Written problem - Find the line with "What Apache ECharts" and the line with "const deathsToday = 40", then repeat both of them and every line in between exactly. Omit the pictures.

Lines of data:

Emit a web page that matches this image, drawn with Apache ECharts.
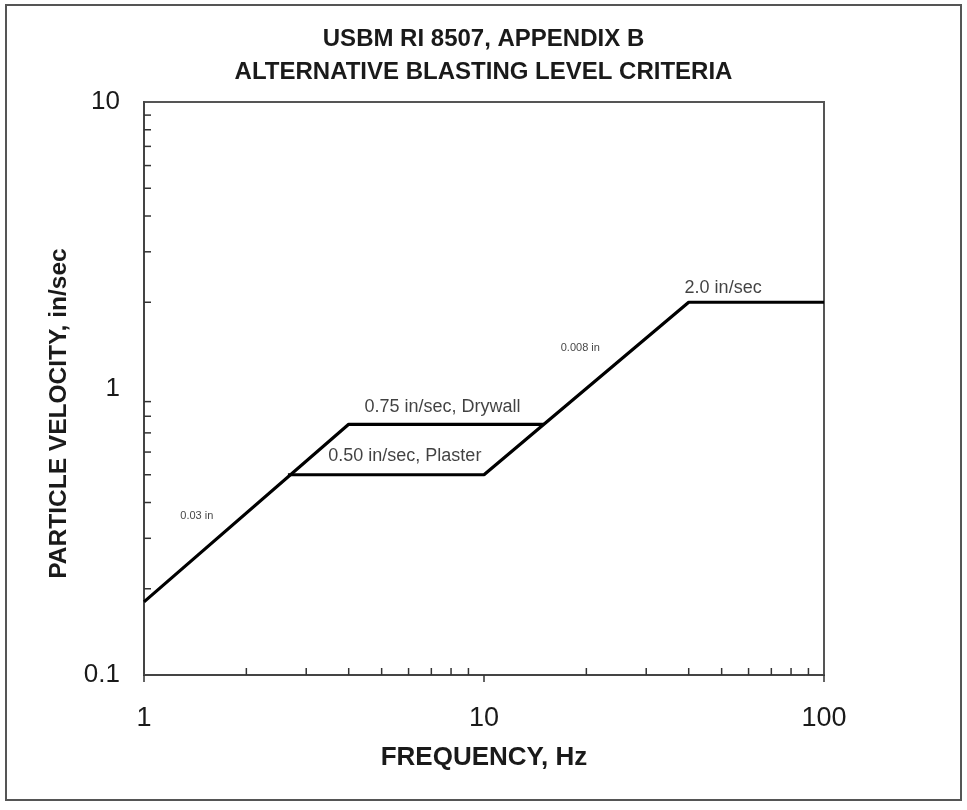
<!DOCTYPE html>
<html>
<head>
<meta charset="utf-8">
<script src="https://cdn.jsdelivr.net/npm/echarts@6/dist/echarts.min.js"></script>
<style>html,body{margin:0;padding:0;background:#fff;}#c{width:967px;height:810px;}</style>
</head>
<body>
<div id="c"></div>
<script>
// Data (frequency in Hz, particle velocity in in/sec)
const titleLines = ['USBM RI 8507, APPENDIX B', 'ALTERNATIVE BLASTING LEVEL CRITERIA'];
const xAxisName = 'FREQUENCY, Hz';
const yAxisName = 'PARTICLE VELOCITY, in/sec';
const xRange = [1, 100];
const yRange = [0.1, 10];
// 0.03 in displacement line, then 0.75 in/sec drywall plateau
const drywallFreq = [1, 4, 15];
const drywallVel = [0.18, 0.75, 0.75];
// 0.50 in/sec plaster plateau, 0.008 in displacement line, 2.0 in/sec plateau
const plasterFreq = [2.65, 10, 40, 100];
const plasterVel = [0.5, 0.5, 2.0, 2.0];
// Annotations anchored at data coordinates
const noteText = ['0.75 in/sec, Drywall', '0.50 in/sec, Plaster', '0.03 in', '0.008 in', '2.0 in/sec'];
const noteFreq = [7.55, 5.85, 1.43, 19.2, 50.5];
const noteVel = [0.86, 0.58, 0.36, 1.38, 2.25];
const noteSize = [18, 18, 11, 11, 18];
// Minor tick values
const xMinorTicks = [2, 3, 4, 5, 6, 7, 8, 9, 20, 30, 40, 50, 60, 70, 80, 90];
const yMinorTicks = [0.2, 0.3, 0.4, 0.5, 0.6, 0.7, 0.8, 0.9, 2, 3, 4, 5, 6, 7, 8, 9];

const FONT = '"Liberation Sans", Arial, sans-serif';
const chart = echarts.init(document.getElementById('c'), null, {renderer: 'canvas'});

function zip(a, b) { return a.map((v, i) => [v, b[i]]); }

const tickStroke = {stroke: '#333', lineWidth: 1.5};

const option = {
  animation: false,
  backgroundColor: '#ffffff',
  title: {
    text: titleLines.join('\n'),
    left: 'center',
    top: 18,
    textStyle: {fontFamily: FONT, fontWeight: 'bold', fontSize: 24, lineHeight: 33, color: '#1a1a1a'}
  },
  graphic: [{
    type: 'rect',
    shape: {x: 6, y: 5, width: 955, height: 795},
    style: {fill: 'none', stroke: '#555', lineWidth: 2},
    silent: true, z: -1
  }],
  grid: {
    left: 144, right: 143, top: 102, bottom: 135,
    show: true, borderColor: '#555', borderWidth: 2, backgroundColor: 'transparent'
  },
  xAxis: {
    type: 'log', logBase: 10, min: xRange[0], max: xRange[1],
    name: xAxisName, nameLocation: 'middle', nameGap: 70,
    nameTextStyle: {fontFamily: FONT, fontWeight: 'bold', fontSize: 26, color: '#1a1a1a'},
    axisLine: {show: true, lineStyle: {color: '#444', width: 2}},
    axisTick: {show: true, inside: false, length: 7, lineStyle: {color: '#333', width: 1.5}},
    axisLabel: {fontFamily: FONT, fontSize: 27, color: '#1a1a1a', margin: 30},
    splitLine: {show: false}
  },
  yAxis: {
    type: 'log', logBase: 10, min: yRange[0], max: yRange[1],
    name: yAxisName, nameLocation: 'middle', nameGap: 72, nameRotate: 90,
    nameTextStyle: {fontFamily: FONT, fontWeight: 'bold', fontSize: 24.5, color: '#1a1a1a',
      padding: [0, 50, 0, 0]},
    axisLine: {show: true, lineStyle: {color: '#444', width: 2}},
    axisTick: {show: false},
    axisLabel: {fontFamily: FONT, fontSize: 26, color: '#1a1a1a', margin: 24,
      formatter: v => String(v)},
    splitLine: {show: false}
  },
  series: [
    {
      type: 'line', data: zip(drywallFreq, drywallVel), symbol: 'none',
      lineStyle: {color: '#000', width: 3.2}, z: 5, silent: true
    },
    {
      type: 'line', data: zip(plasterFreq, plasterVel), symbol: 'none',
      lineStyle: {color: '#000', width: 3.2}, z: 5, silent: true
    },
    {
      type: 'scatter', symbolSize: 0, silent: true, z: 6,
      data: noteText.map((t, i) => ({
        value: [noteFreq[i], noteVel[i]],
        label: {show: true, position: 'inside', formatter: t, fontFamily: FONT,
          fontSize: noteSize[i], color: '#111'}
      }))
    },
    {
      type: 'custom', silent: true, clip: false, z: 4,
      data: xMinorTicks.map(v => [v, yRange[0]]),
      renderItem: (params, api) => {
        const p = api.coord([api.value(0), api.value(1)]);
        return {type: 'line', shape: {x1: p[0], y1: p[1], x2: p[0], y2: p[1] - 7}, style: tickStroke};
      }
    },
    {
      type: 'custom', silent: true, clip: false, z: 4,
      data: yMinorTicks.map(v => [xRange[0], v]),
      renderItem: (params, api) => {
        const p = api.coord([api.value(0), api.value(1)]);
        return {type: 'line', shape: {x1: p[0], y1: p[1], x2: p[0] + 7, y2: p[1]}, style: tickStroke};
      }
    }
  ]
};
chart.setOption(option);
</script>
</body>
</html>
...
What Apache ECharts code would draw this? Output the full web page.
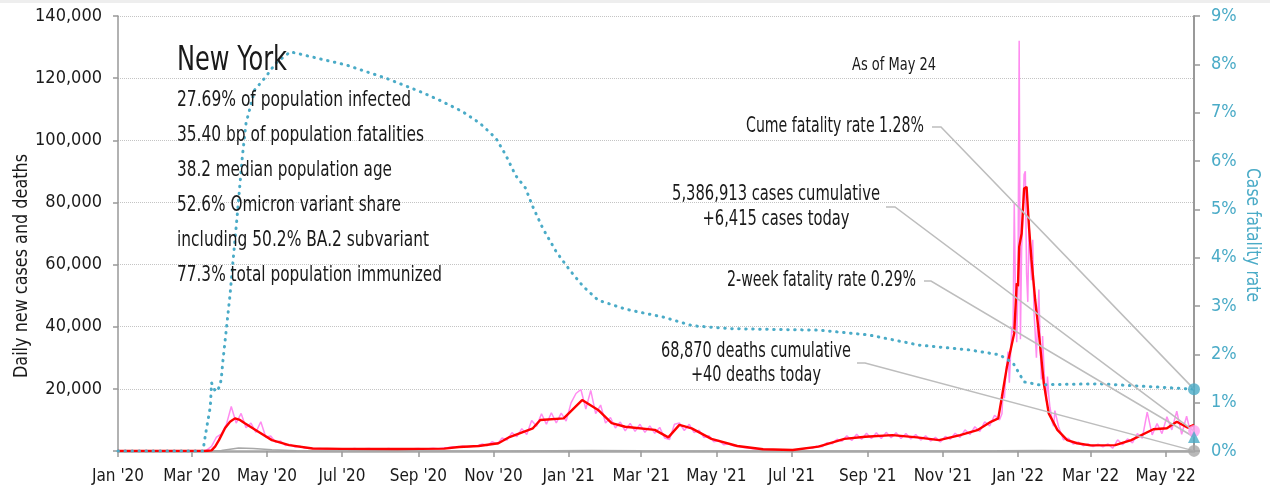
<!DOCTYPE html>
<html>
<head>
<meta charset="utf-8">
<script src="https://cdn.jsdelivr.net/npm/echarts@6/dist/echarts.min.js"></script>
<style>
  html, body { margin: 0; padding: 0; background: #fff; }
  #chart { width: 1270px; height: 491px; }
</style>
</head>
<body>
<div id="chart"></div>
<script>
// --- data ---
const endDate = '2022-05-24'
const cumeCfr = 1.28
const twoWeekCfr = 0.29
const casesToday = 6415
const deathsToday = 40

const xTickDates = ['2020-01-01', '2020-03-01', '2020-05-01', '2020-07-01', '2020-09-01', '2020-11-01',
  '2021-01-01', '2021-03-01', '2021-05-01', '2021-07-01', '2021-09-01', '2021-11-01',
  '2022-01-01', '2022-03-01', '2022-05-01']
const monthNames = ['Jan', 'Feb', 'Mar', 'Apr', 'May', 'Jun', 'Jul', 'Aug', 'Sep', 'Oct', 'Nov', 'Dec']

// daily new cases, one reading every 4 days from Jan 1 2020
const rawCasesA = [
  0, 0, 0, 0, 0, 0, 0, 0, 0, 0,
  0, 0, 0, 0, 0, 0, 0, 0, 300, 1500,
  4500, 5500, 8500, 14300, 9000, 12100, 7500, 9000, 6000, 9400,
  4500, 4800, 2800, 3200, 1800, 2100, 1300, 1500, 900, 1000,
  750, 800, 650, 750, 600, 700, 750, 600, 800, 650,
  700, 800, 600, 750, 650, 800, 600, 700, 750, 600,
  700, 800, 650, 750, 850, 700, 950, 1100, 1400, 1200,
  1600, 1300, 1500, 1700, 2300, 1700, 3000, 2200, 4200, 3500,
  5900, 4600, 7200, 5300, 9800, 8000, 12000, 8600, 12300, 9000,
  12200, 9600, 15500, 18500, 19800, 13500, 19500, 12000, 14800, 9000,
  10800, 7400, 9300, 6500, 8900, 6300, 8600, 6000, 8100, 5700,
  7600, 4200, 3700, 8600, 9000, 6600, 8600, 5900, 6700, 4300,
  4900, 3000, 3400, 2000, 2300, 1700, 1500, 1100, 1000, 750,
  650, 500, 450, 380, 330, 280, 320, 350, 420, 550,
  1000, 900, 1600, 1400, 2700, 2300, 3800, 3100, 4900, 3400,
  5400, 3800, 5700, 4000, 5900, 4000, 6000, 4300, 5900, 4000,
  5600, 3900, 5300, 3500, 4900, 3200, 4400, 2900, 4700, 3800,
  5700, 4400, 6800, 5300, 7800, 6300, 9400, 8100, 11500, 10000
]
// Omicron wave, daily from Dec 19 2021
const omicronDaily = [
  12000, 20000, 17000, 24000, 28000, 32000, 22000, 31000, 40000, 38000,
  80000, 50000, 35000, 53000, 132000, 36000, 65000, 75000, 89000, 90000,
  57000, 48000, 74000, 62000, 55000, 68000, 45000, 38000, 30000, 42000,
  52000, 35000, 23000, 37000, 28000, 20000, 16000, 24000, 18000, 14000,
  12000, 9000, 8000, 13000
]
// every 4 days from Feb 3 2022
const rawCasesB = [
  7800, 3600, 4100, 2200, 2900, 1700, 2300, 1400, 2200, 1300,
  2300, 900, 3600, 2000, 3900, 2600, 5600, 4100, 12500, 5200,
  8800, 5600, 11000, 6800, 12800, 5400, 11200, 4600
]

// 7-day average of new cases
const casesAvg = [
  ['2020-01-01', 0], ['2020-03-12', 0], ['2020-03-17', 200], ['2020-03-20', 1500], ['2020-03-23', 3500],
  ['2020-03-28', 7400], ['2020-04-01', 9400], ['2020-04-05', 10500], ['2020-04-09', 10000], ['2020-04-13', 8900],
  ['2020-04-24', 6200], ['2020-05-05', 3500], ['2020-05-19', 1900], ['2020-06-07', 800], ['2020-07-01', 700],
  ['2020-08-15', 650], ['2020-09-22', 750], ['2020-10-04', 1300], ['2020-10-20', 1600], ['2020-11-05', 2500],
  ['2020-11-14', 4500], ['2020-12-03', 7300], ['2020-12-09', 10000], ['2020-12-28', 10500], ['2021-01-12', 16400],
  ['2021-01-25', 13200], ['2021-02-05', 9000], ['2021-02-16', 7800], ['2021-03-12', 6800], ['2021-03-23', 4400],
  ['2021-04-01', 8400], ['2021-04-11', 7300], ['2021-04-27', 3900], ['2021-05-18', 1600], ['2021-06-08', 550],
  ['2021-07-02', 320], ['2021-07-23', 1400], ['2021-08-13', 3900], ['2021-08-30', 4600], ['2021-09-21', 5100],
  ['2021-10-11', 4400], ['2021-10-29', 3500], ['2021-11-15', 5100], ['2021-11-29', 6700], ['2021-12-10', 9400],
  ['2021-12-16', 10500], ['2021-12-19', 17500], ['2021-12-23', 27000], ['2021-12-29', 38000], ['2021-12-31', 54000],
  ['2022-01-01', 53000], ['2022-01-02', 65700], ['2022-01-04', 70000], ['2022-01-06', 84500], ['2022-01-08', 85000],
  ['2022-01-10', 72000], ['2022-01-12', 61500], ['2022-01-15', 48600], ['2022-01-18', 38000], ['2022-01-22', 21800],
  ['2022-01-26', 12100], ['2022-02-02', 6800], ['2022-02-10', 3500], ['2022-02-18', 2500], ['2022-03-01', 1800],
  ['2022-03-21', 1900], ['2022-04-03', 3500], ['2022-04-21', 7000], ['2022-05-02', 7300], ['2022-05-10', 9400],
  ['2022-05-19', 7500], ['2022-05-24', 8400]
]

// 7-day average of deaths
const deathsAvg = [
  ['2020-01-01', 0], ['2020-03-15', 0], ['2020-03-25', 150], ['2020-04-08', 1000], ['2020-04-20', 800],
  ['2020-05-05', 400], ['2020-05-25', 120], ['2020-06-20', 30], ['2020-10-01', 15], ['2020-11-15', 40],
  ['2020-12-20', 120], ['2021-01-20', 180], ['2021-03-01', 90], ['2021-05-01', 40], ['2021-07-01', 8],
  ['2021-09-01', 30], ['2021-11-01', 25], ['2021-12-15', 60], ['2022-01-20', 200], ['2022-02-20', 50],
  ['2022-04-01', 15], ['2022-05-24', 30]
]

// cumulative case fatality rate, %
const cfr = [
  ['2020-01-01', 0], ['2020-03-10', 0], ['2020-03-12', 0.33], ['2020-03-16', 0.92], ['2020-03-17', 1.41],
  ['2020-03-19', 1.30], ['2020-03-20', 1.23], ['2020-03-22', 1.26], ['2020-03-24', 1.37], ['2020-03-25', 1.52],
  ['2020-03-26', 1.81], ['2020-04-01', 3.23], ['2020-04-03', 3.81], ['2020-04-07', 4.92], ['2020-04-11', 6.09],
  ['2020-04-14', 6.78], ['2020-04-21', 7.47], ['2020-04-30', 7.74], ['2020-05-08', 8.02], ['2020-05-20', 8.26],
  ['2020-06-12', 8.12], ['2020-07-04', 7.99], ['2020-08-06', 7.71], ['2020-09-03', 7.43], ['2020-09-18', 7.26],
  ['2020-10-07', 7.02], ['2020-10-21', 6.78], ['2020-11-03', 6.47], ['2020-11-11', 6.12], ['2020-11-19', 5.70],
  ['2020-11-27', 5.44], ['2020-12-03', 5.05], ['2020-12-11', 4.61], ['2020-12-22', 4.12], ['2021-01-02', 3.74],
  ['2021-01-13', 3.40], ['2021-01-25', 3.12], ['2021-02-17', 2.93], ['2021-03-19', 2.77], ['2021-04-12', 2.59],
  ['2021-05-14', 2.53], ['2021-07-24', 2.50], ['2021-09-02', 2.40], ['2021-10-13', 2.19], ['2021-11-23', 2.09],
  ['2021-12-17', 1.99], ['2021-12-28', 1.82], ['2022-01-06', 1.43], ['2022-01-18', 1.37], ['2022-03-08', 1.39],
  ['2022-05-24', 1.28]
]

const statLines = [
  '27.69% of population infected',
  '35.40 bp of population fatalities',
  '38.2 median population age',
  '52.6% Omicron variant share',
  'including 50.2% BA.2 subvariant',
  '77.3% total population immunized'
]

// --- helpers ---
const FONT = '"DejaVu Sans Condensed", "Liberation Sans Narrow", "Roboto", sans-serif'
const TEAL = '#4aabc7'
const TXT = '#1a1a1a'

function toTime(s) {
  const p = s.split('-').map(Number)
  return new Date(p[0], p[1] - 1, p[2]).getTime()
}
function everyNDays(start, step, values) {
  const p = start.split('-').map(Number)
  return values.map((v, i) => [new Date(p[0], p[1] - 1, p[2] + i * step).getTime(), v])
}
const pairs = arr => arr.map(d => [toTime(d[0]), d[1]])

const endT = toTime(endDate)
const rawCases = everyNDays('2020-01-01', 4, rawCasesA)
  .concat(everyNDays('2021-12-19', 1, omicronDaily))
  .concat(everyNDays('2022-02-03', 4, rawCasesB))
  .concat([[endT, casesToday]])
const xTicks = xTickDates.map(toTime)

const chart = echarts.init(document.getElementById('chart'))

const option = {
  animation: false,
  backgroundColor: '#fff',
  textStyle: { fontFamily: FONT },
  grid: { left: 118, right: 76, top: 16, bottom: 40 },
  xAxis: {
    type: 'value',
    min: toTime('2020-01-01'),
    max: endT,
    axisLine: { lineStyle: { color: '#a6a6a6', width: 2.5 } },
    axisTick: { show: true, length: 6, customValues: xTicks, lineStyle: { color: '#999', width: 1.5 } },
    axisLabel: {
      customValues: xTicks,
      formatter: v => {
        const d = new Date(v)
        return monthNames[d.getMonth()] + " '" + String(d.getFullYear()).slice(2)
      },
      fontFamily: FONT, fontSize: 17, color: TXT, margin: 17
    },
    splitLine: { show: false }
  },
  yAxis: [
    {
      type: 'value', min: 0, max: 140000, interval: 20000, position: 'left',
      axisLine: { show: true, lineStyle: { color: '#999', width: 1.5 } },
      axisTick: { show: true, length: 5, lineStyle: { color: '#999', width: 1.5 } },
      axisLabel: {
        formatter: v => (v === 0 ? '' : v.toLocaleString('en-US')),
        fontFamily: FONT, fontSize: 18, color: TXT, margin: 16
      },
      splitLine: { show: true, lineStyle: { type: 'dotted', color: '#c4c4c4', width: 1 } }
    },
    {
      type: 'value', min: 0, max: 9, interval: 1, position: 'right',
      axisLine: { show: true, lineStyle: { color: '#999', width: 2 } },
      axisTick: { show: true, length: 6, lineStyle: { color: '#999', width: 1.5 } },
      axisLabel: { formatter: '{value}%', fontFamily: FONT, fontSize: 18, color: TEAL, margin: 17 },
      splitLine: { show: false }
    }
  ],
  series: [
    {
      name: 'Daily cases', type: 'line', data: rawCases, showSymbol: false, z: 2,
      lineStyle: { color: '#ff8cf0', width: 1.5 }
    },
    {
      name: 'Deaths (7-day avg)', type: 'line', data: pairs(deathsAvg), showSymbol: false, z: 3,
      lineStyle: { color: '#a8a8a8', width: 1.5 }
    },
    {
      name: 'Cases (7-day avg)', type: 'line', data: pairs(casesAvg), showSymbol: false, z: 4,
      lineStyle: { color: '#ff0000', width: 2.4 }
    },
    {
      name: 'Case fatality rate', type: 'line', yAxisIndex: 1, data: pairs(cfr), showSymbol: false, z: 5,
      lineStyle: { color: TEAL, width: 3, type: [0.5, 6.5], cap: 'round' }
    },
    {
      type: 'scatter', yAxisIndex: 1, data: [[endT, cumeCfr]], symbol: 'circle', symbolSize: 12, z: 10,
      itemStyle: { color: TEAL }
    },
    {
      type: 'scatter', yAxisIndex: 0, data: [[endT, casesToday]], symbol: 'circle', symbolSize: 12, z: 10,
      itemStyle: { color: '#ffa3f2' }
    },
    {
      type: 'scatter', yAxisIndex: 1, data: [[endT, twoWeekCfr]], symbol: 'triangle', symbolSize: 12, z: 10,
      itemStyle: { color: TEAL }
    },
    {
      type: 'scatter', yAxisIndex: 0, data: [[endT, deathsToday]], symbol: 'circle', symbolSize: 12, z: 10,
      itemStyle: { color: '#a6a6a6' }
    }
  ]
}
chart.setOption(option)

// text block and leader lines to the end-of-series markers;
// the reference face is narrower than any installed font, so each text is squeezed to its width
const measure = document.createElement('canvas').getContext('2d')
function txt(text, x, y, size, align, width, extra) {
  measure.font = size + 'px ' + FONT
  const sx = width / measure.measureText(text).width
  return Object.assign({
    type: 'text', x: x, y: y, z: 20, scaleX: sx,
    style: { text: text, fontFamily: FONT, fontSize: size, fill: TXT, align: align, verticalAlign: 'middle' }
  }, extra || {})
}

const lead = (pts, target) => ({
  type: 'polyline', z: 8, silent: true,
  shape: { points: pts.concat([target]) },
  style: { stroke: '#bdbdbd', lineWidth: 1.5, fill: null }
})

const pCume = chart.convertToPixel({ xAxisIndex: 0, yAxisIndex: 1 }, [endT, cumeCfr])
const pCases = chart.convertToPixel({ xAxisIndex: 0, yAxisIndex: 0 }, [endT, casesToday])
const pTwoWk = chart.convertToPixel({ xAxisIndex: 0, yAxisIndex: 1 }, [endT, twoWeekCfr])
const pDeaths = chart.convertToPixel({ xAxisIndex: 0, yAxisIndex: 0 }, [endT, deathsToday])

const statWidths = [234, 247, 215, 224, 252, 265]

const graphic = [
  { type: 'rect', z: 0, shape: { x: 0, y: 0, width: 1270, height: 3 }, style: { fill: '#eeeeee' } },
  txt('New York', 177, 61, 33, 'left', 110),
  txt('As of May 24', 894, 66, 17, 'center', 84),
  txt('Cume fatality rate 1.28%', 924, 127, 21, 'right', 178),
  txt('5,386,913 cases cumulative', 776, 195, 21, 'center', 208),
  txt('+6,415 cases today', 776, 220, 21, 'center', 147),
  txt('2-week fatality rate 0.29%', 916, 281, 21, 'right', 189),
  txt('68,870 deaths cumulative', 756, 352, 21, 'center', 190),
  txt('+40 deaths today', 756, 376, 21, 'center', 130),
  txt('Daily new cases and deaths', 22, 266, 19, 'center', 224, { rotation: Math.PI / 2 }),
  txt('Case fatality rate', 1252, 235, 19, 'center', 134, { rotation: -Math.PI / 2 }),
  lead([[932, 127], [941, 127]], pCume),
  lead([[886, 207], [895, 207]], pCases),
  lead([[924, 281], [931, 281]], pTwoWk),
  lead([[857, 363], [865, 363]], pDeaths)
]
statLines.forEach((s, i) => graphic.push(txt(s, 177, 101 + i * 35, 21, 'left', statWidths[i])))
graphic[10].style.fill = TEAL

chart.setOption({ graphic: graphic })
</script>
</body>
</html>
...
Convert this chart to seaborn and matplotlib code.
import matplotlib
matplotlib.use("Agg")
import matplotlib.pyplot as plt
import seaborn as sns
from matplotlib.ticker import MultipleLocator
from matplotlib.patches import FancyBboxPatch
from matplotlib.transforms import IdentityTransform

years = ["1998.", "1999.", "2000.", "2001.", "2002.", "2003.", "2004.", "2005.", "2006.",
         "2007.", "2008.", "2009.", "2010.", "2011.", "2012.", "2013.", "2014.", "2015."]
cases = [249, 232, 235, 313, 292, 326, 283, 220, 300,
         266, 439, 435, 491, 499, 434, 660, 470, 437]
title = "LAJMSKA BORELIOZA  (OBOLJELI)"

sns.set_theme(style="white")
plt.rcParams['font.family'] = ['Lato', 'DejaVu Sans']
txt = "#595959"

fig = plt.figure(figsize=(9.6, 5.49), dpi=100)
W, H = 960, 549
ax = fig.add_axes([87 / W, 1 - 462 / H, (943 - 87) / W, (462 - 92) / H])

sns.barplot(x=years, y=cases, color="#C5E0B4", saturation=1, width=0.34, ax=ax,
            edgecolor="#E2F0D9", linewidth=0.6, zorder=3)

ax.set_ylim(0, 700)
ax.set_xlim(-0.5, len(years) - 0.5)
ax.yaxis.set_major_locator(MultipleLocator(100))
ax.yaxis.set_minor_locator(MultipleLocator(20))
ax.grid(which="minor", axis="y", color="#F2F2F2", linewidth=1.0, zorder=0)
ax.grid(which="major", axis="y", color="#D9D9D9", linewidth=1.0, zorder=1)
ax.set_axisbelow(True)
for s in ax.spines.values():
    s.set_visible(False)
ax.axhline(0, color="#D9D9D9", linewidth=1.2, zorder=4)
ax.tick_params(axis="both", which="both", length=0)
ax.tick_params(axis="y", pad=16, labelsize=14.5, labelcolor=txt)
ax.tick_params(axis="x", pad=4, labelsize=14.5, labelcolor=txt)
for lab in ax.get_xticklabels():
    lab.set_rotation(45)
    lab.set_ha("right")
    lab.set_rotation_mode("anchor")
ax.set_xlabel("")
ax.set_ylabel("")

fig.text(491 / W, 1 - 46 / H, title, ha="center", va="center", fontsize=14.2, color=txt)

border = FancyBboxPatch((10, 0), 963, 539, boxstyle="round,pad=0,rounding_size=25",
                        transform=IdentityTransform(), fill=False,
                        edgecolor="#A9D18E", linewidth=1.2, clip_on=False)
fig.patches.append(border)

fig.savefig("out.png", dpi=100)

Solution to the exercise -
What Apache ECharts code would draw this? Output the full web page.
<!DOCTYPE html>
<html>
<head>
<meta charset="utf-8">
<script src="https://cdn.jsdelivr.net/npm/echarts@6/dist/echarts.min.js"></script>
<style>
  html, body { margin: 0; padding: 0; background: #fff; }
  #chart { width: 1270px; height: 491px; }
</style>
</head>
<body>
<div id="chart"></div>
<script>
// --- data ---
const endDate = '2022-05-24'
const cumeCfr = 1.28
const twoWeekCfr = 0.29
const casesToday = 6415
const deathsToday = 40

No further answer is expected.